Burt Shavitz, the Jewish beekeeper and co-founder of the Burt’s Bees cosmetics company, has died.
Shavitz, born Ingram Shavitz in Manhattan in 1935, died of respiratory problems in Bangor, Maine, on Sunday while surrounded by family and friends.
He grew the Burt’s Bees company with business partner, Roxanne Quimby, and his scraggly, bearded image became the face of the brand. Quimby bought out Shavitz’s share in the company for an undisclosed sum in the mid-1990s before Burt’s Bees was sold to Clorox for $925 million in 2007.
Shavitz has said that he was forced out of the company because he had an affair with an employee. In addition to the buyout money, Shavitz received 37 acres of land in Maine.
“In the long run, I got the land, and land is everything. Land is positively everything. And money is nothing really worth squabbling about. This is what puts people six feet under. You know, I don’t need it,” he said last year.
After spending time in the U.S. Army and working as a photographer for Time-Life, Shavitz left New York and moved to Maine in 1970, where he began making honey. In the 1980s he met Quimby, who made new products from Shavitz’s beeswax and moved the company to North Carolina in 1994.
“Burt was an enigma; my mentor and my muse. I am deeply saddened,” Quimby told The Associated Press.
Shavitz was the subject of the 2014 documentary “Burt’s Buzz,” which delved into his unusual career and eventually reclusive life in Maine.

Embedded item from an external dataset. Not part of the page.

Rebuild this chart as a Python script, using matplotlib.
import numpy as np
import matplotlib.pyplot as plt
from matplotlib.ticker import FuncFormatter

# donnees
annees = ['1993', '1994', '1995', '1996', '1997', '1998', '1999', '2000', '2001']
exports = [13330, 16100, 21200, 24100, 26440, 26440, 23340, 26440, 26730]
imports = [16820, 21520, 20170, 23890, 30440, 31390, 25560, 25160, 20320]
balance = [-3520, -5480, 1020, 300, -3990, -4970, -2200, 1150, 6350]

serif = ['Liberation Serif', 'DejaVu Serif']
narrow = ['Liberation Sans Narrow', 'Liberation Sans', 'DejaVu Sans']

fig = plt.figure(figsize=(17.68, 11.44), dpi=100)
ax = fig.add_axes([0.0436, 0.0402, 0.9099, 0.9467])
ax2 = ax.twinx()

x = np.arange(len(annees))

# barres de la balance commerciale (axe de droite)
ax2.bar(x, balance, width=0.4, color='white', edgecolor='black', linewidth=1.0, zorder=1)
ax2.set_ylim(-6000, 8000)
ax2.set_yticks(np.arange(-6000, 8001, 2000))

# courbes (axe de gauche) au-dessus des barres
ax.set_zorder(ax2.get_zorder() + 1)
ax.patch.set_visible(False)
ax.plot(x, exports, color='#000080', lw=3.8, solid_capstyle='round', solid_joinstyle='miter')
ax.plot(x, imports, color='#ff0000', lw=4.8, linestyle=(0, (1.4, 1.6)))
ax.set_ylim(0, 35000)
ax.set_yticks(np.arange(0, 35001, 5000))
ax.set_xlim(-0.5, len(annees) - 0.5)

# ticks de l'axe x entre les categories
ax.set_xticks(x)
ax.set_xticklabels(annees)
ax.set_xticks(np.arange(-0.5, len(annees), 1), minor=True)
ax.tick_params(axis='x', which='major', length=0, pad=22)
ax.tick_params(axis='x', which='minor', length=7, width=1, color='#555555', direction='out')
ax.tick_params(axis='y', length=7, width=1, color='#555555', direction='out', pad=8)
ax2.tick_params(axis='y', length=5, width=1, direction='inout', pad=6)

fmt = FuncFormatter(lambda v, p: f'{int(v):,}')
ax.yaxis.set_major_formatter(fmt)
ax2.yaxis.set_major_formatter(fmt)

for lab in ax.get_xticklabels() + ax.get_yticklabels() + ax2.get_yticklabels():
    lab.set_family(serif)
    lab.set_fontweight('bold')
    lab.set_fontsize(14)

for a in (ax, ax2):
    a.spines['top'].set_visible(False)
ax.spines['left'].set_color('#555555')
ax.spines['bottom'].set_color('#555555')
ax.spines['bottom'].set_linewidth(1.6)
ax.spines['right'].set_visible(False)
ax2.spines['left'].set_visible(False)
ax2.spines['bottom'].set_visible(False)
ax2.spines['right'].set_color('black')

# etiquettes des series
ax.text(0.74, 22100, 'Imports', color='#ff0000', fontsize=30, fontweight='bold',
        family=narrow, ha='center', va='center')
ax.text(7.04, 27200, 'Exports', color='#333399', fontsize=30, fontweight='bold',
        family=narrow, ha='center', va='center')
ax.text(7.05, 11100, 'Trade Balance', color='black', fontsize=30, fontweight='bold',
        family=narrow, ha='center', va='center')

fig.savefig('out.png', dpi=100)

“Roxanne Quimby wanted money and power, and I was just a pillar on the way to that success,” Shavitz said in the film.
Shavitz owned three Golden Retrievers and had a reputation for being a quirky, straight-talking hippie.
“We remember him as a bearded, free-spirited Maine man, a beekeeper, a wisecracker, a lover of golden retrievers and his land,” the Burt’s Bees company said in a statement.